Hand signs provide a natural communication method, especially for the ~1 % of the Indian population with speech impairments, making an automated Indian Sign Language recognition system highly beneficial. The study proposes a Bag of Visual Words approach to recognize Indian Sign Language alphabets and digits from live video, delivering predictions as text and speech. The system segments hand gestures using skin‑color and background subtraction, extracts SURF features to build histograms, and classifies the signs with SVM and CNN, all accessed through an interactive GUI.

Abstract

Hand signs are an effective form of human-to-human communication that has a number of possible applications. Being a natural means of interaction, they are commonly used for communication purposes by speech impaired people worldwide. In fact, about one percent of the Indian population belongs to this category.
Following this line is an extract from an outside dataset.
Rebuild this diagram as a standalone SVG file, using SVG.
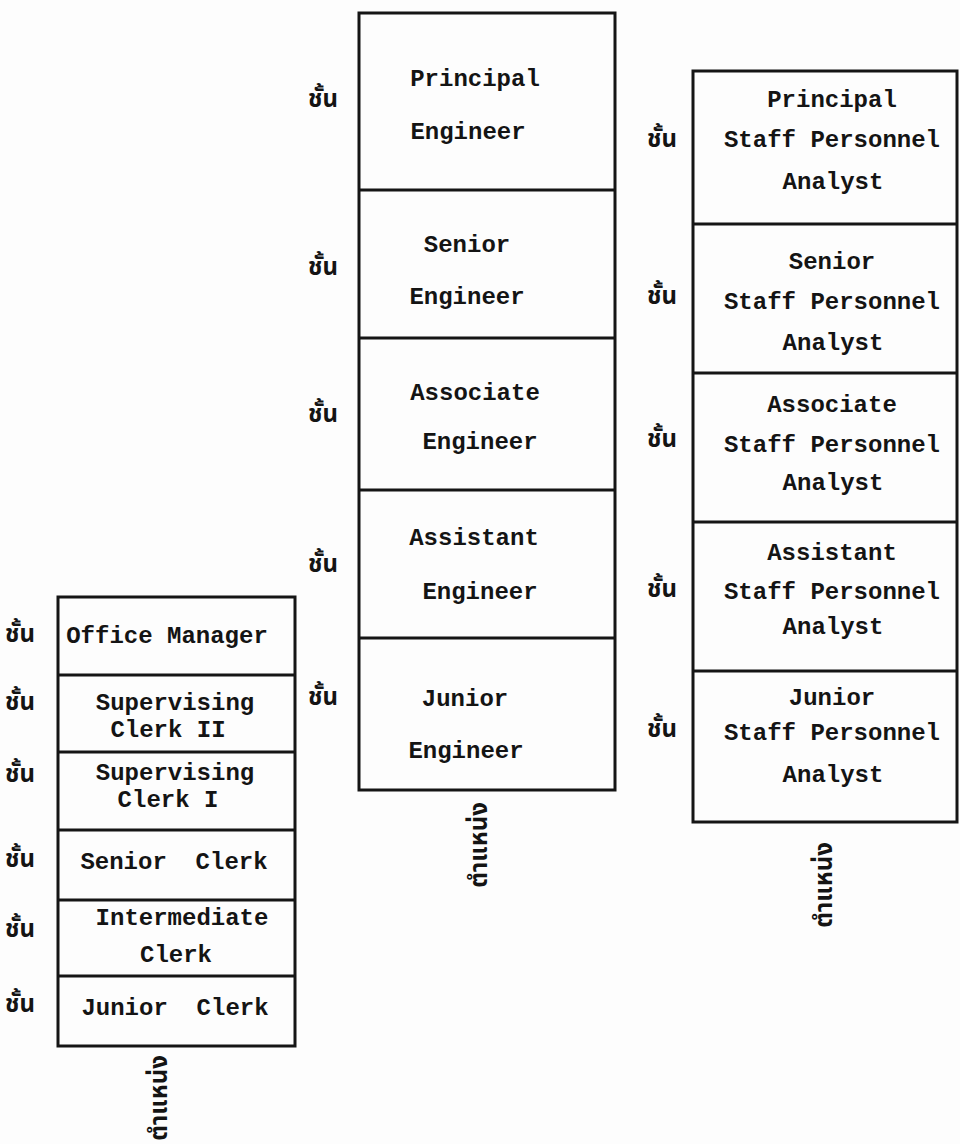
<svg xmlns="http://www.w3.org/2000/svg" width="960" height="1144" viewBox="0 0 960 1144">
<style>
  .box { fill: none; stroke: #151515; stroke-width: 3; }
  .div { stroke: #151515; stroke-width: 3; }
  .t { font-family: "Liberation Mono", "DejaVu Sans Mono", monospace; font-weight: bold; font-size: 24px; fill: #141414; text-anchor: middle; }
  .th { font-family: "Noto Sans Thai", "Noto Sans", "DejaVu Sans", sans-serif; font-weight: bold; font-size: 24px; fill: #141414; text-anchor: middle; dominant-baseline: central; }
</style>
<rect width="960" height="1144" fill="#fdfdfd"/>

<g id="connectors"></g>

<!-- Left column: Clerk series -->
<g id="clerk-column">
  <rect class="box" x="58" y="597" width="237" height="449"/>
  <line class="div" x1="58" y1="675" x2="295" y2="675"/>
  <line class="div" x1="58" y1="752" x2="295" y2="752"/>
  <line class="div" x1="58" y1="830" x2="295" y2="830"/>
  <line class="div" x1="58" y1="900" x2="295" y2="900"/>
  <line class="div" x1="58" y1="976" x2="295" y2="976"/>
  <g transform="translate(160,1098) rotate(-90)"><text class="th" x="0" y="0">ตำแหน่ง</text></g>
</g>
<g id="office-manager"><text class="th" x="20" y="635">ชั้น</text><text class="t" x="167" y="643">Office Manager</text></g>
<g id="supervising-clerk-2"><text class="th" x="20" y="703">ชั้น</text><text class="t" x="175" y="710">Supervising</text><text class="t" x="168" y="737">Clerk II</text></g>
<g id="supervising-clerk-1"><text class="th" x="20" y="775">ชั้น</text><text class="t" x="175" y="780">Supervising</text><text class="t" x="168" y="807">Clerk I</text></g>
<g id="senior-clerk"><text class="th" x="20" y="860">ชั้น</text><text class="t" x="174" y="869" xml:space="preserve">Senior  Clerk</text></g>
<g id="intermediate-clerk"><text class="th" x="20" y="930">ชั้น</text><text class="t" x="182" y="925">Intermediate</text><text class="t" x="176" y="962">Clerk</text></g>
<g id="junior-clerk"><text class="th" x="20" y="1005">ชั้น</text><text class="t" x="175" y="1015" xml:space="preserve">Junior  Clerk</text></g>

<!-- Middle column: Engineer series -->
<g id="engineer-column">
  <rect class="box" x="359" y="13" width="256" height="777"/>
  <line class="div" x1="359" y1="190" x2="615" y2="190"/>
  <line class="div" x1="359" y1="338" x2="615" y2="338"/>
  <line class="div" x1="359" y1="490" x2="615" y2="490"/>
  <line class="div" x1="359" y1="638" x2="615" y2="638"/>
  <g transform="translate(480,845) rotate(-90)"><text class="th" x="0" y="0">ตำแหน่ง</text></g>
</g>
<g id="principal-engineer"><text class="th" x="323" y="100">ชั้น</text><text class="t" x="475" y="86">Principal</text><text class="t" x="468" y="139">Engineer</text></g>
<g id="senior-engineer"><text class="th" x="323" y="268">ชั้น</text><text class="t" x="467" y="252">Senior</text><text class="t" x="467" y="304">Engineer</text></g>
<g id="associate-engineer"><text class="th" x="323" y="415">ชั้น</text><text class="t" x="475" y="400">Associate</text><text class="t" x="480" y="449">Engineer</text></g>
<g id="assistant-engineer"><text class="th" x="323" y="565">ชั้น</text><text class="t" x="474" y="545">Assistant</text><text class="t" x="480" y="599">Engineer</text></g>
<g id="junior-engineer"><text class="th" x="323" y="698">ชั้น</text><text class="t" x="465" y="706">Junior</text><text class="t" x="466" y="758">Engineer</text></g>

<!-- Right column: Staff Personnel Analyst series -->
<g id="analyst-column">
  <rect class="box" x="693" y="71" width="264" height="751"/>
  <line class="div" x1="693" y1="224" x2="957" y2="224"/>
  <line class="div" x1="693" y1="373" x2="957" y2="373"/>
  <line class="div" x1="693" y1="522" x2="957" y2="522"/>
  <line class="div" x1="693" y1="671" x2="957" y2="671"/>
  <g transform="translate(825,885) rotate(-90)"><text class="th" x="0" y="0">ตำแหน่ง</text></g>
</g>
<g id="principal-analyst"><text class="th" x="662" y="140">ชั้น</text><text class="t" x="832" y="107">Principal</text><text class="t" x="832" y="147">Staff Personnel</text><text class="t" x="833" y="189">Analyst</text></g>
<g id="senior-analyst"><text class="th" x="662" y="297">ชั้น</text><text class="t" x="832" y="269">Senior</text><text class="t" x="832" y="309">Staff Personnel</text><text class="t" x="833" y="350">Analyst</text></g>
<g id="associate-analyst"><text class="th" x="662" y="440">ชั้น</text><text class="t" x="832" y="412">Associate</text><text class="t" x="832" y="452">Staff Personnel</text><text class="t" x="833" y="490">Analyst</text></g>
<g id="assistant-analyst"><text class="th" x="662" y="590">ชั้น</text><text class="t" x="832" y="560">Assistant</text><text class="t" x="832" y="599">Staff Personnel</text><text class="t" x="833" y="634">Analyst</text></g>
<g id="junior-analyst"><text class="th" x="662" y="730">ชั้น</text><text class="t" x="832" y="705">Junior</text><text class="t" x="832" y="740">Staff Personnel</text><text class="t" x="833" y="782">Analyst</text></g>
</svg>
This is the key reason why it would have a huge beneficial effect on these individuals to incorporate a framework that would understand Indian Sign Language. In this paper, we present a technique that uses the Bag of Visual Words model (BOVW) to recognize Indian sign language alphabets (A-Z) and digits (0–9) in a live video stream and output the predicted labels in the form of text as well as speech. Segmentation is done based on skin colour as well as background subtraction. SURF (Speeded Up Robust Features) features have been extracted from the images and histograms are generated to map the signs with corresponding labels. The Support Vector Machine (SVM) and Convolutional Neural Networks (CNN) are used for classification. An interactive Graphical User Interface (GUI) is also developed for easy access.